Analysis of the Section 1502 rule shows that the types of gold (mined, recycled and scrap, and existing stocks) sourced by companies have specific disclosure and due diligence implications, each of which can be met though use of RJC’s Chain-of-Custody Standard. All gold transferred by RJC Chain-of-Custody Certified Entities is “DRC conflict-free” as defined by the Dodd Frank Act. To support ‘reasonable country of origin inquiries’, information on whether gold-bearing shipments contain mined, recycled and/or grandfathered (existing stocks) is provided to customers of RJC CoC Certified businesses via CoC Transfer Documents. If any gold originated in or was transported through the DRC and adjoining countries, all CoC Transfer Documents for that gold must continue to identify the country/ies of origin, along with the refiner/s. A conflict-free declaration is provided which assures customers that due diligence in accordance with the OECD Guidance has already been carried out to confirm that the gold did not finance or benefit illegal armed groups.

Under the Section 1502 rule, existing stocks and inventories of gold are considered ‘outside the supply chain’ before January 31 2013 and are exempted from application of the rule. The RJC Chain-of-Custody Standard adopts the same cut-off date for existing stocks of gold (which RJC has termed ‘grandfathered’) as the OECD Supplement on Gold (1 January 2012). The SEC has allowed a later cut-off date as a transition period to permit market participants additional time to move or refine any existing stocks of gold in accordance with the rule. In practice, the 13 month difference in cut-off dates between the OECD and SEC should not be too difficult for companies to manage. For companies sourcing gold between January 1 2012 and January 31 2013 under the RJC CoC Standard, the date of receipt of CoC Gold will be reliably represented in CoC Transfer Documents. This period before application of the SEC rule formally commences can thus be used by companies to establish relevant sourcing and records systems before any conflict minerals disclosure requirements become effective for them.

In addition to conflict-free assurance, the RJC’s approach to responsible sourcing encompasses a wide range of environmental, social, human rights and business ethics standards in the precious metals supply chain. Chain-of-Custody certified businesses must meet the RJC’s requirements for responsible business practices, as laid out in the RJC Code of Practices[5]. Both RJC Member Certification and Chain-of-Custody Certification are achieved through independent, third-party audits by auditors formally accredited by RJC.

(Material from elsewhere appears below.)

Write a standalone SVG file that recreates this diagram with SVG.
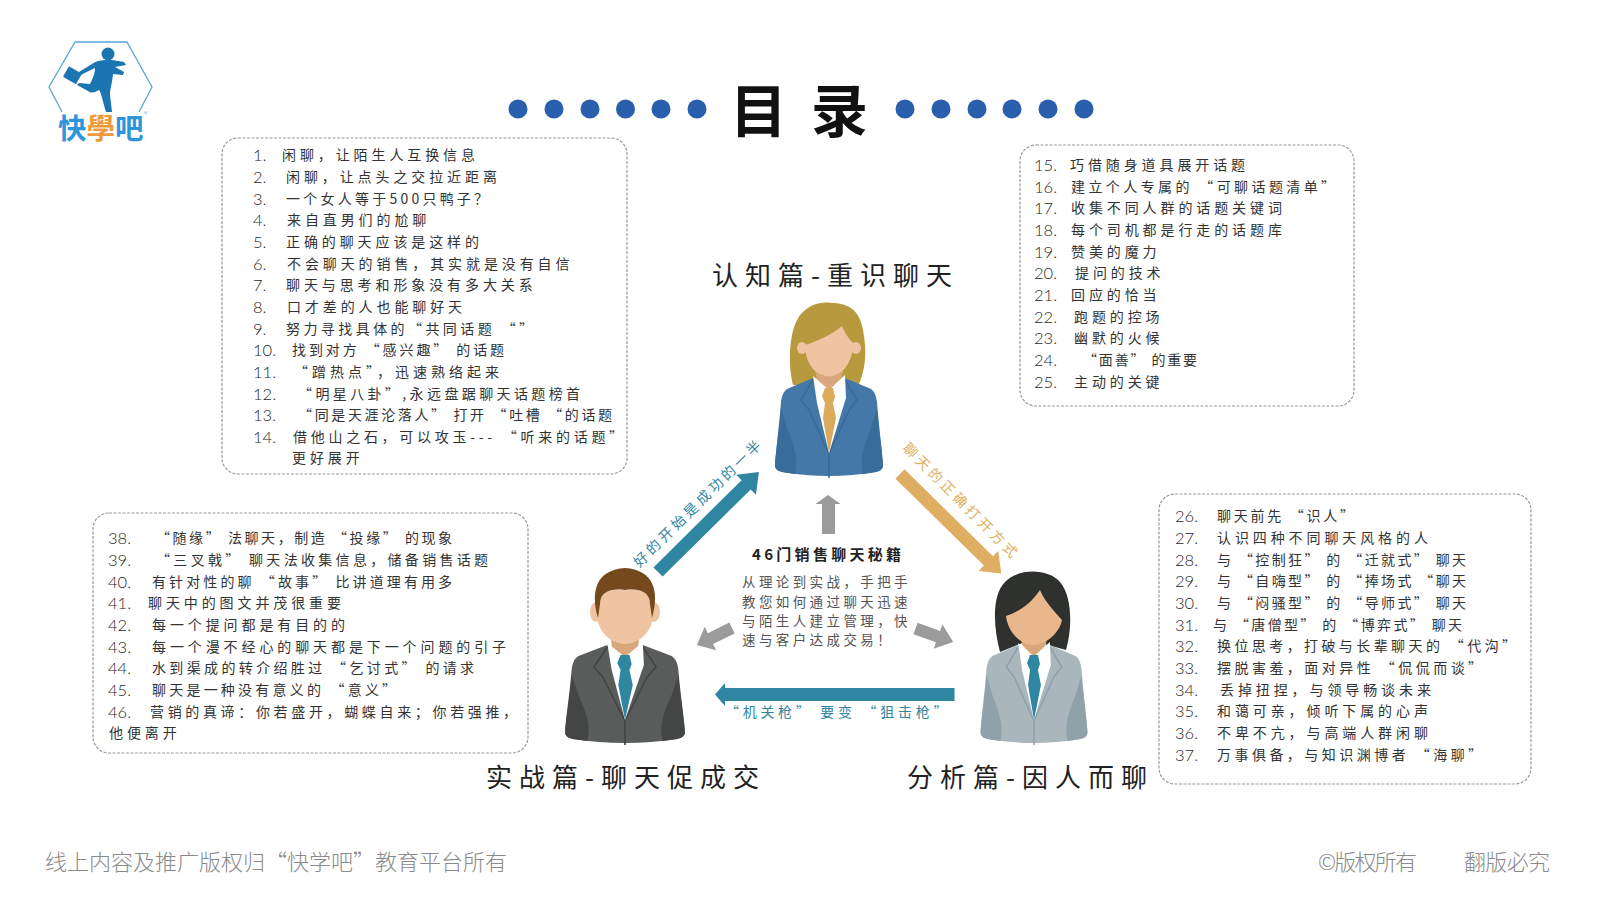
<svg xmlns="http://www.w3.org/2000/svg" width="1600" height="899" viewBox="0 0 1600 899">
<style>
text{font-family:"Noto Sans CJK SC","Noto Sans",sans-serif;white-space:pre}
.n{font-family:"Lato","Noto Sans",sans-serif;font-weight:300;font-size:16.5px;fill:#1f1f1f}
.t{font-size:14px;letter-spacing:3.9px;fill:#333;font-weight:400}
.box{fill:#fff;stroke:#9a9a9a;stroke-width:1.2;stroke-dasharray:3 1.5}
.dot{fill:#2a5fae}
.h{font-size:26px;letter-spacing:7px;fill:#222}
.foot{font-size:22px;fill:#8a8a8a;font-weight:300}
.at{font-size:14px;letter-spacing:3.6px;font-weight:400}
.g{fill:#9b9b9b}
.p{font-size:13.5px;letter-spacing:3.4px;fill:#555}
.jk{fill:var(--j)}.sd{fill:var(--s)}.lp{fill:none;stroke:var(--s);stroke-width:1.6}.ti{fill:var(--t)}
</style>
<defs>
<g id="body">
<path class="jk" d="M-16,0L-42,11C-46,14-47,18-48,24C-50,50-53,70-54,87C-54,91-51,93-47,94Q0,102 47,94C51,93 54,91 54,87C53,70 50,50 48,24C47,18 46,14 42,11L16,0L0,20Z"/>
<path class="sd" d="M-48,30C-50,55-53,72-54,87C-54,91-51,93-47,94L-34,96C-30,80-36,65-42,50Z"/>
<path class="sd" d="M48,30C50,55 53,72 54,87C54,91 51,93 47,94L34,96C30,80 36,65 42,50Z"/>
<path class="lp" d="M-16,2L-28,22L-20,32L0,76M16,2L28,22L20,32L0,76M0,76V100"/>
<path fill="#fff" d="M-16,-2L0,12L16,-3L17,20L0,75L-12,25Z"/>
<path class="ti" d="M-4,10L4,10L6,19L4,25L7,40L0,75L-6,40L-4,25L-7,18Z"/>
</g>
</defs>
<rect width="1600" height="899" fill="#fff"/>

<g id="logo">
<path d="M62,112L49,87L75,42H127L152,87L139,112" fill="none" stroke="#5aa5d8" stroke-width="1.3"/>
<circle cx="108" cy="54" r="6.5" fill="#1a75b0"/>
<path fill="#1a75b0" d="M92,64C97,60 104,60 112,60L124,62L126,65L115,67L124,72L123,75L113,74C112,85 110,88 110,95L112,112L106,112C103,102 101,92 99,90C95,92 92,94 88,91L77,85L79,83L90,84C92,80 95,74 95,68C90,70 85,73 81,75L79,72Z"/>
<rect x="65" y="69" width="15" height="12" rx="1" transform="rotate(30 72 75)" fill="#1a75b0"/>
<text x="58" y="139" font-size="28.5" font-weight="700" fill="#2e95d8">快<tspan fill="#ee9a3a">學</tspan>吧</text>
<text x="144" y="117" font-size="7" fill="#7fb5d8">®</text>
</g>

<g id="title">
<circle class="dot" cx="518" cy="109" r="9.5"/><circle class="dot" cx="554" cy="109" r="9.5"/><circle class="dot" cx="590" cy="109" r="9.5"/><circle class="dot" cx="625.500" cy="109" r="9.5"/><circle class="dot" cx="661" cy="109" r="9.5"/><circle class="dot" cx="697" cy="109" r="9.5"/>
<text x="730" y="132" font-size="57" font-weight="700" letter-spacing="24" fill="#111">目录</text>
<circle class="dot" cx="905" cy="109" r="9.5"/><circle class="dot" cx="941" cy="109" r="9.5"/><circle class="dot" cx="977" cy="109" r="9.5"/><circle class="dot" cx="1012" cy="109" r="9.5"/><circle class="dot" cx="1048" cy="109" r="9.5"/><circle class="dot" cx="1084" cy="109" r="9.5"/>
</g>

<g id="list-1">
<rect class="box" x="222" y="138" width="405" height="336" rx="16"/>
<text class="n" x="253" y="161">1.</text><text class="t" x="282" y="160">闲聊，让陌生人互换信息</text>
<text class="n" x="253" y="183">2.</text><text class="t" x="286" y="182">闲聊，让点头之交拉近距离</text>
<text class="n" x="253" y="205">3.</text><text class="t" x="286" y="204" textLength="206">一个女人等于500只鸭子？</text>
<text class="n" x="253" y="226">4.</text><text class="t" x="287" y="225">来自直男们的尬聊</text>
<text class="n" x="253" y="248">5.</text><text class="t" x="286" y="247">正确的聊天应该是这样的</text>
<text class="n" x="253" y="270">6.</text><text class="t" x="287" y="269">不会聊天的销售，其实就是没有自信</text>
<text class="n" x="253" y="291">7.</text><text class="t" x="286" y="290">聊天与思考和形象没有多大关系</text>
<text class="n" x="253" y="313">8.</text><text class="t" x="287" y="312">口才差的人也能聊好天</text>
<text class="n" x="253" y="335">9.</text><text class="t" x="286" y="334" textLength="251">努力寻找具体的“共同话题 “”</text>
<text class="n" x="253" y="356">10.</text><text class="t" x="292" y="355" textLength="216">找到对方 “感兴趣” 的话题</text>
<text class="n" x="253" y="378">11.</text><text class="t" x="294" y="377" textLength="209">“蹭热点”，迅速熟络起来</text>
<text class="n" x="253" y="400">12.</text><text class="t" x="298" y="399" textLength="286">“明星八卦”,永远盘踞聊天话题榜首</text>
<text class="n" x="253" y="421">13.</text><text class="t" x="298" y="420" textLength="318">“同是天涯沦落人” 打开 “吐槽 “的话题</text>
<text class="n" x="253" y="443">14.</text><text class="t" x="293" y="442" textLength="334">借他山之石，可以攻玉--- “听来的话题”</text>
<text class="t" x="292" y="463">更好展开</text>
</g>

<g id="list-2">
<rect class="box" x="1020" y="145" width="334" height="261" rx="16"/>
<text class="n" x="1034" y="171">15.</text><text class="t" x="1070" y="170">巧借随身道具展开话题</text>
<text class="n" x="1034" y="193">16.</text><text class="t" x="1071" y="192" textLength="268">建立个人专属的 “可聊话题清单”</text>
<text class="n" x="1034" y="214">17.</text><text class="t" x="1071" y="213">收集不同人群的话题关键词</text>
<text class="n" x="1034" y="236">18.</text><text class="t" x="1071" y="235">每个司机都是行走的话题库</text>
<text class="n" x="1034" y="258">19.</text><text class="t" x="1071" y="257">赞美的魔力</text>
<text class="n" x="1034" y="279">20.</text><text class="t" x="1075" y="278">提问的技术</text>
<text class="n" x="1034" y="301">21.</text><text class="t" x="1071" y="300">回应的恰当</text>
<text class="n" x="1034" y="323">22.</text><text class="t" x="1074" y="322">跑题的控场</text>
<text class="n" x="1034" y="344">23.</text><text class="t" x="1074" y="343">幽默的火候</text>
<text class="n" x="1034" y="366">24.</text><text class="t" x="1083" y="365" textLength="118">“面善” 的重要</text>
<text class="n" x="1034" y="388">25.</text><text class="t" x="1074" y="387">主动的关键</text>
</g>

<g id="list-3">
<rect class="box" x="93" y="513" width="435" height="240" rx="16"/>
<text class="n" x="108" y="544">38.</text><text class="t" x="156" y="543" textLength="300">“随缘” 法聊天，制造 “投缘” 的现象</text>
<text class="n" x="108" y="566">39.</text><text class="t" x="156" y="565" textLength="336">“三叉戟” 聊天法收集信息，储备销售话题</text>
<text class="n" x="108" y="588">40.</text><text class="t" x="152" y="587" textLength="304">有针对性的聊 “故事” 比讲道理有用多</text>
<text class="n" x="108" y="609">41.</text><text class="t" x="148" y="608">聊天中的图文并茂很重要</text>
<text class="n" x="108" y="631">42.</text><text class="t" x="152" y="630">每一个提问都是有目的的</text>
<text class="n" x="108" y="653">43.</text><text class="t" x="152" y="652">每一个漫不经心的聊天都是下一个问题的引子</text>
<text class="n" x="108" y="674">44.</text><text class="t" x="152" y="673" textLength="326">水到渠成的转介绍胜过 “乞讨式” 的请求</text>
<text class="n" x="108" y="696">45.</text><text class="t" x="152" y="695" textLength="248">聊天是一种没有意义的 “意义”</text>
<text class="n" x="108" y="718">46.</text><text class="t" x="150" y="717" textLength="371">营销的真谛：你若盛开，蝴蝶自来；你若强推，</text>
<text class="t" x="109" y="738">他便离开</text>
</g>

<g id="list-4">
<rect class="box" x="1159" y="494" width="372" height="290" rx="16"/>
<text class="n" x="1175" y="522">26.</text><text class="t" x="1217" y="521" textLength="141">聊天前先 “识人”</text>
<text class="n" x="1175" y="544">27.</text><text class="t" x="1217" y="543">认识四种不同聊天风格的人</text>
<text class="n" x="1175" y="566">28.</text><text class="t" x="1217" y="565" textLength="253">与 “控制狂” 的 “迁就式” 聊天</text>
<text class="n" x="1175" y="587">29.</text><text class="t" x="1217" y="586" textLength="253">与 “自嗨型” 的 “捧场式 “聊天</text>
<text class="n" x="1175" y="609">30.</text><text class="t" x="1217" y="608" textLength="253">与 “闷骚型” 的 “导师式” 聊天</text>
<text class="n" x="1175" y="631">31.</text><text class="t" x="1213" y="630" textLength="253">与 “唐僧型” 的 “博弈式” 聊天</text>
<text class="n" x="1175" y="652">32.</text><text class="t" x="1217" y="651" textLength="303">换位思考，打破与长辈聊天的 “代沟”</text>
<text class="n" x="1175" y="674">33.</text><text class="t" x="1217" y="673" textLength="269">摆脱害羞，面对异性 “侃侃而谈”</text>
<text class="n" x="1175" y="696">34.</text><text class="t" x="1220" y="695">丢掉扭捏，与领导畅谈未来</text>
<text class="n" x="1175" y="717">35.</text><text class="t" x="1217" y="716">和蔼可亲，倾听下属的心声</text>
<text class="n" x="1175" y="739">36.</text><text class="t" x="1217" y="738">不卑不亢，与高端人群闲聊</text>
<text class="n" x="1175" y="761">37.</text><text class="t" x="1217" y="760" textLength="269">万事俱备，与知识渊博者 “海聊”</text>
</g>

<g id="person-top">
<path fill="#b89a3e" d="M793,385C788,365 789,335 797,320C805,305 820,301 832,303C850,303 860,312 863,330C867,350 866,370 858,386Z"/>
<path fill="#d9a77c" d="M815,370H843L840,385L829,397L818,385Z"/>
<ellipse cx="802" cy="348" rx="5" ry="6" fill="#eec4a2"/><ellipse cx="856" cy="348" rx="5" ry="6" fill="#eec4a2"/>
<path fill="#eec4a2" d="M805,345C815,342 832,335 842,326C845,333 848,338 853,343C853,360 845,372 835,375Q829,378 823,375C812,372 805,360 805,345Z"/>
<use href="#body" transform="translate(829,378)" style="--j:#4478a8;--s:#386c9a;--t:#dcaa5b"/>
</g>

<g id="person-left">
<ellipse cx="596" cy="612" rx="6" ry="10" fill="#eec4a2"/><ellipse cx="654" cy="612" rx="6" ry="10" fill="#eec4a2"/>
<path fill="#d9a77c" d="M610,630H640L638,648L625,660L612,648Z"/>
<path fill="#eec4a2" d="M597,590H653V615C653,630 640,644 625,644C610,644 597,630 597,615Z"/>
<path fill="#744a1c" d="M598,618C590,590 597,570 625,568C653,570 660,590 652,618L650,604C650,592 640,588 625,590C610,588 600,592 600,604Z"/>
<use href="#body" transform="translate(625,645) scale(1.11,1)" style="--j:#5a5c5c;--s:#444646;--t:#2f86a0"/>
</g>

<g id="person-right">
<path fill="#2f312e" d="M1000,652C993,625 992,595 1005,582C1018,568 1048,568 1060,582C1073,597 1072,630 1066,650L1030,640Z"/>
<path fill="#d9a77c" d="M1020,625H1048L1046,645L1034,657L1022,645Z"/>
<path fill="#e8b78c" d="M1006,616C1018,612 1030,605 1040,590C1045,602 1055,612 1062,620C1060,632 1046,645 1034,645C1020,645 1008,632 1006,616Z"/>
<use href="#body" transform="translate(1034,645) scale(.99,1)" style="--j:#a9b7bd;--s:#8fa1a9;--t:#2f86a0"/>
</g>

<g id="connectors">
<path fill="#2f86a0" transform="translate(658,572) rotate(-44.700)" d="M0,-6.500H124V-14L142,0L124,14V6.500H0Z"/>
<path fill="#dfae62" transform="translate(900,474) rotate(44.500)" d="M0,-6.500H124V-14L142,0L124,14V6.500H0Z"/>
<path fill="#2f86a0" d="M954.500,688H725V683L715,694.500L725,706V701H954.500Z"/>
<path class="g" d="M822,534V504H815.500L828,495L840.500,504H835V534Z"/>
<path class="g" transform="translate(732,628) rotate(154)" d="M0,-6H24V-13L39,0L24,13V6H0Z"/>
<path class="g" transform="translate(915.500,628.500) rotate(19.800)" d="M0,-6H24V-13L40,0L24,13V6H0Z"/>
</g>

<g id="labels">
<text class="h" x="712" y="285">认知篇-重识聊天</text>
<text class="h" x="486" y="787">实战篇-聊天促成交</text>
<text class="h" x="907" y="787">分析篇-因人而聊</text>
<text class="at" fill="#2f86a0" text-anchor="middle" transform="translate(702,506) rotate(-44.700)">好的开始是成功的一半</text>
<text class="at" fill="#dfae62" text-anchor="middle" transform="translate(958,505) rotate(45)">聊天的正确打开方式</text>
<text class="at" fill="#2f86a0" x="725" y="717" textLength="226">“机关枪” 要变 “狙击枪”</text>
<text x="752" y="560" font-size="15" font-weight="700" letter-spacing="3.300" fill="#222">46门销售聊天秘籍</text>
<text class="p" x="742" y="587">从理论到实战，手把手</text>
<text class="p" x="742" y="607">教您如何通过聊天迅速</text>
<text class="p" x="742" y="626">与陌生人建立管理，快</text>
<text class="p" x="742" y="645">速与客户达成交易！</text>
</g>

<g id="footer">
<text class="foot" x="45" y="870">线上内容及推广版权归“快学吧”教育平台所有</text>
<text class="foot" x="1318" y="870" textLength="99">©版权所有</text>
<text class="foot" x="1464" y="870" textLength="86">翻版必究</text>
</g>
</svg>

Companies can use RJC Chain-of-Custody Certification to support compliance with Section 1502 by:

- Sourcing from RJC CoC Certified Refiners: gold refiners are a key point of due diligence in gold supply chains. Any business using gold can source from RJC CoC Certified Refiners - companies don’t have to be part of the jewellery industry or an RJC member to do so. CoC Certified Refiners can supply conflict-free gold and provide reliable representations regarding mined, recycled and/or grandfathered material to support ‘reasonable country of origin inquiries’ and any determined disclosure requirements.

- Achieving CoC Certification: companies in the gold jewellery supply chain, such as miners, refiners, jewellery manufacturers, and retailers, can seek CoC Certification as an additional level of assurance about their due diligence practices for their own reporting requirements or to provide verifiable information to customers. CoC Certification can be used to assure continuing custody of conflict-free gold sourced from refiners or to generate audited records for grandfathered gold (existing stocks) that manufacturers source directly, for example from banks.

- Encouraging responsibly mined gold: the aims of Section 1502 and the OECD Due Diligence Guidance are to achieve improved human rights conditions on the ground in the Democratic Republic of the Congo. Responsible mining practices in both industrial and artisanal and small-scale mining (ASM) are an essential platform to these efforts. RJC Certification can help drive uptake of improved practices and voluntary standards in the mining sector more broadly. RJC is working with artisanal mining organisations to support work in the ASM sector.[6]